Community-Driven R&D: How Local Input Powers Scalable Innovation
- Mamta Devi
- Aug 25
- 3 min read

Written By: Jagriti Shahi
In today’s fast-changing world, innovation often risks being designed in labs far removed from the realities of the communities it aims to serve. While global research and development (R&D) provides the technical foundation for breakthroughs, it is local communities—farmers, artisans, small business owners, and grassroots innovators—who hold the lived knowledge that determines whether solutions truly succeed on the ground. This is where community-driven R&D comes in: an approach that combines scientific expertise with local participation to create solutions that are both relevant and scalable.
Why Community Input Matters in Innovation
Traditional R&D often focuses on universal solutions that may overlook cultural, economic, and environmental contexts. For instance, a new agricultural tool may be technologically sound but unusable in rural areas if it is too expensive or difficult to maintain. Community-driven R&D bridges this gap by involving end-users in the design and testing phases.

Key benefits include:
Relevance – Solutions address specific local challenges instead of imposing generic fixes.
Adoption – When people co-create technology, they feel ownership, making adoption faster and smoother.
Scalability – Local successes can serve as models for wider regions with similar conditions.
Sustainability – Community-driven projects tend to build on existing resources and traditions, ensuring long-term impact.

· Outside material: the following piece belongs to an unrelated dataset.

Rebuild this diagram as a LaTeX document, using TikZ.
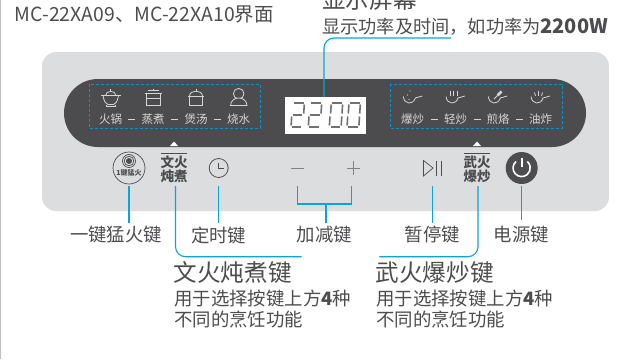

Hyperlocal co-design involves actively engaging communities in shaping innovations. For example, smallholder farmers may share insights on soil, weather, and crop cycles that external researchers would take years to understand. By embedding this local knowledge into product development, innovators can create solutions that are immediately practical.
This approach not only strengthens the innovation itself but also builds a pipeline of ideas that can later be refined and scaled. A water-harvesting method developed in one village can, with slight modifications, become a scalable model across entire regions facing similar drought conditions.

Agri Launch Base and Participatory Innovation
One inspiring example comes from Agri Launch Base, a participatory innovation initiative. Instead of imposing technology from the top down, Agri Launch Base engages with local communities to understand their needs in agriculture and rural livelihoods. Through workshops, shared trials, and feedback sessions, innovations are tested in real-world conditions. The result is a model where communities act as co-researchers, not just beneficiaries.
This participatory framework ensures that solutions—whether they involve sustainable farming, renewable energy, or rural crafts—emerge from the ground up. Agri Launch Base demonstrates how combining traditional wisdom with modern R&D can produce scalable models for rural development.
Agri Launch Base: Scaling Rural Innovation
The Agri Launch Base is designed to act as a platform for co-innovation in agriculture. It connects farmers, researchers, and entrepreneurs to jointly develop and pilot new ideas on real farms. By focusing on open-field testing—such as crops like mango, areca, and tropical forest produce—the Agri Launch Base enables farmers to experiment with technology, sustainable practices, and business models in a collaborative setting.
The key strength of Agri Launch Base lies in its scalability model: innovations validated in one farm ecosystem can then be adapted for similar regions across India and beyond. This ensures that rural voices are not just part of the process but are central to shaping agricultural futures.
Building Hybrid-Ownership Innovation Labs
Community-driven R&D also points toward the future of hybrid-ownership innovation labs—spaces where local communities, private enterprises, and public institutions share ownership of the innovation process. Such labs not only ensure accountability but also create pathways for scaling solutions without diluting their local relevance.
The Road Ahead
As we confront challenges like climate change, food security, and digital inclusion, the need for innovation that works across scales is greater than ever. Community-driven R&D provides a powerful blueprint: listen locally, innovate collaboratively, and scale globally. By valuing local input as much as technological expertise, we can build systems that are not only innovative but also just, inclusive, and resilient.